Bougainville President John Momis is stepping up his battle with Australian miner RTG - a company wanting to reopen the Panguna Mine.
Mr Momis claims RTG misled the Australian Stock Exchange this week by saying its joint venture partner, the Special Mining Lease Osikaiyang Landowners Association, (SMLOLA), are the customary landowners at Panguna.
Mr Momis said SMLOLA was established under a scheme controlled by former miner Bougainville Copper Ltd - a scheme he called a grave mistake.
He said his government had started a process to rectify that and all the current mine-affected landowner associations, including SMLOLA would be declared illegal, null and void.

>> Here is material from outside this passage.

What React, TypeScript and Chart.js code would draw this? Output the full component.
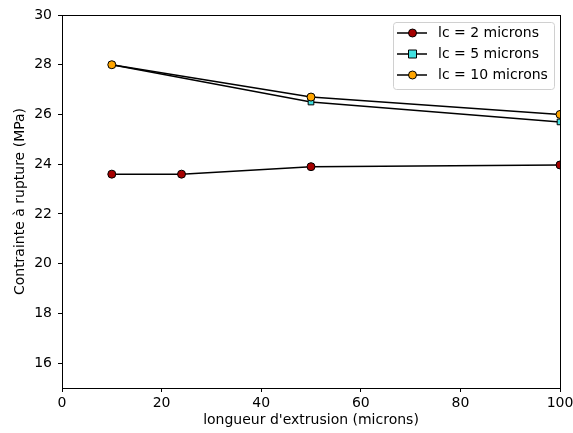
import React, { useEffect, useRef } from "react";
import { Chart, registerables } from "chart.js";

Chart.register(...registerables);

const xLc2 = [10, 24, 50, 100];
const yLc2 = [23.6, 23.6, 23.9, 23.97];
const xLc5 = [10, 50, 100];
const yLc5 = [28.0, 26.5, 25.7];
const xLc10 = [10, 50, 100];
const yLc10 = [28.0, 26.7, 26.0];
const seriesLabels = ["lc = 2 microns", "lc = 5 microns", "lc = 10 microns"];
const seriesColors = ["#a50000", "#40e0e0", "#ffa500"];
const seriesMarkers = ["circle", "rect", "circle"];
const xTitle = "longueur d'extrusion (microns)";
const yTitle = "Contrainte à rupture (MPa)";

const FONT = "'DejaVu Sans', sans-serif";

const toPts = (xs: number[], ys: number[]) => xs.map((x, i) => ({ x, y: ys[i] }));

const framePlugin = {
  id: "frameLegend",
  afterDatasetsDraw(chart: any) {
    const { ctx, chartArea } = chart;
    ctx.save();
    ctx.strokeStyle = "#000";
    ctx.lineWidth = 1;
    ctx.strokeRect(
      Math.round(chartArea.left) + 0.5,
      Math.round(chartArea.top) + 0.5,
      Math.round(chartArea.right - chartArea.left),
      Math.round(chartArea.bottom - chartArea.top)
    );
    // legend
    const bx = 393, by = 22, bw = 161, bh = 67;
    ctx.fillStyle = "rgba(255,255,255,0.8)";
    ctx.strokeStyle = "#d0d0d0";
    ctx.beginPath();
    const r = 3;
    ctx.moveTo(bx + r, by + 0.5);
    ctx.arcTo(bx + bw + 0.5, by + 0.5, bx + bw + 0.5, by + bh + 0.5, r);
    ctx.arcTo(bx + bw + 0.5, by + bh + 0.5, bx + 0.5, by + bh + 0.5, r);
    ctx.arcTo(bx + 0.5, by + bh + 0.5, bx + 0.5, by + 0.5, r);
    ctx.arcTo(bx + 0.5, by + 0.5, bx + bw + 0.5, by + 0.5, r);
    ctx.closePath();
    ctx.fill();
    ctx.stroke();
    const rows = [33, 54, 75];
    seriesLabels.forEach((lab, i) => {
      const y = rows[i];
      ctx.strokeStyle = "#000";
      ctx.lineWidth = 1.5;
      ctx.beginPath();
      ctx.moveTo(397, y);
      ctx.lineTo(427, y);
      ctx.stroke();
      ctx.fillStyle = seriesColors[i];
      ctx.lineWidth = 1;
      ctx.beginPath();
      if (seriesMarkers[i] === "rect") {
        ctx.rect(408.5, y - 4, 8, 8);
      } else {
        ctx.arc(412.5, y, 4, 0, Math.PI * 2);
      }
      ctx.fill();
      ctx.stroke();
      ctx.fillStyle = "#000";
      ctx.font = `14px ${FONT}`;
      ctx.textBaseline = "middle";
      ctx.textAlign = "left";
      ctx.fillText(lab, 438, y + 0.5);
    });
    ctx.restore();
  },
};

export default function App() {
  const ref = useRef<HTMLCanvasElement>(null);
  useEffect(() => {
    if (!ref.current) return;
    const mk = (i: number, xs: number[], ys: number[]) => ({
      label: seriesLabels[i],
      data: toPts(xs, ys),
      showLine: true,
      borderColor: "#000",
      borderWidth: 1.5,
      pointStyle: seriesMarkers[i],
      pointRadius: 4,
      pointBackgroundColor: seriesColors[i],
      pointBorderColor: "#000",
      pointBorderWidth: 1,
      clip: 0,
      order: 3 - i,
    });
    const chart = new Chart(ref.current, {
      type: "scatter",
      data: {
        datasets: [mk(0, xLc2, yLc2), mk(1, xLc5, yLc5), mk(2, xLc10, yLc10)] as any,
      },
      plugins: [framePlugin],
      options: {
        responsive: false,
        animation: false,
        events: [],
        layout: { padding: { top: 15, right: 13, left: 0, bottom: 0 } },
        plugins: { legend: { display: false }, tooltip: { enabled: false } },
        scales: {
          x: {
            type: "linear",
            min: 0,
            max: 100,
            ticks: { stepSize: 20, color: "#000", font: { family: FONT, size: 14 }, padding: 3 },
            grid: { drawOnChartArea: false, drawTicks: true, tickLength: 4, color: "#000" },
            border: { display: true, color: "#000" },
            title: { display: true, text: xTitle, color: "#000", font: { family: FONT, size: 14 }, padding: { top: 0, bottom: 4 } },
            afterFit: (s: any) => { s.height = 45; s.paddingLeft = 0; s.paddingRight = 0; },
          },
          y: {
            type: "linear",
            min: 15,
            max: 30,
            ticks: {
              color: "#000",
              font: { family: FONT, size: 14 },
              padding: 6,
              callback: (v: any) => (v % 2 === 0 ? String(v) : ""),
              stepSize: 1,
            },
            grid: {
              drawOnChartArea: false,
              drawTicks: true,
              tickLength: 4,
              color: (c: any) => (c.tick && c.tick.value % 2 === 0 ? "#000" : "rgba(0,0,0,0)"),
            },
            border: { display: true, color: "#000" },
            title: { display: true, text: yTitle, color: "#000", font: { family: FONT, size: 14 }, padding: { top: 12, bottom: 0 } },
            afterFit: (s: any) => { s.width = 62; s.paddingTop = 0; s.paddingBottom = 0; },
          },
        },
      } as any,
    });
    return () => chart.destroy();
  }, []);
  return (
    <div style={{ position: "fixed", left: 0, top: 0, width: 573, height: 433, background: "#fff" }}>
      <canvas ref={ref} width={573} height={433} />
    </div>
  );
}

The president said the Autonomous Bougainville Government (ABG) would be ensuring there was proper social mapping to establish the new legal landowner associations and entities.
He also reiterated that bans on travelling to Bougainville remain on several senior executives from RTG.
SMLOLA responds
However, SMLOLA has released a statement saying the government had grossly misrepresented them.
The members of SMLOLA are customary landowners at the Panguna Mine, it said, not SMLOLA itself as the government had inferred.
SMLOLA said the government's claim that SMLOLA was a creation of the former Panguna miner, Bougainville Copper Ltd, was "wholly incorrect".
It said the ABG itself set up the landowner group and drafted the constitution.
Chairman Philip Miriori said his position and that of the other office holders had since been confirmed by the courts and through the Wardens Hearing in 2015.
Mr Mirori also said he was personally invited by the president, when the ABG announced its new Mining Act in 2015 with great fanfare.
Now, he said, the government, or more specifically the mining department, was trying to end that measure, and bring in its own developer, Caballus.
"The Mining Department's untruthful and incorrect attack on the SMLOLA and RTG is unprincipled and has no basis in fact or in law.
"It is simply designed to push Caballus and to gift Jeffrey McGlinn 40 percent of Panguna for free and upfront, based on a bunch of undeliverable promises," he said.
Lawrence Daveona, special advisor to SMLOLA, added there was "absolutely no proper basis" for the government's statement.
"There has not even been as much as a proposal or any consultation for the outrageous and sudden claim, somehow deeming all current mine affected landowner associations, including the SMLOLA illegal, null and void."
When contacted by RNZ Pacific, RTG chair Michael Garrick declined to comment.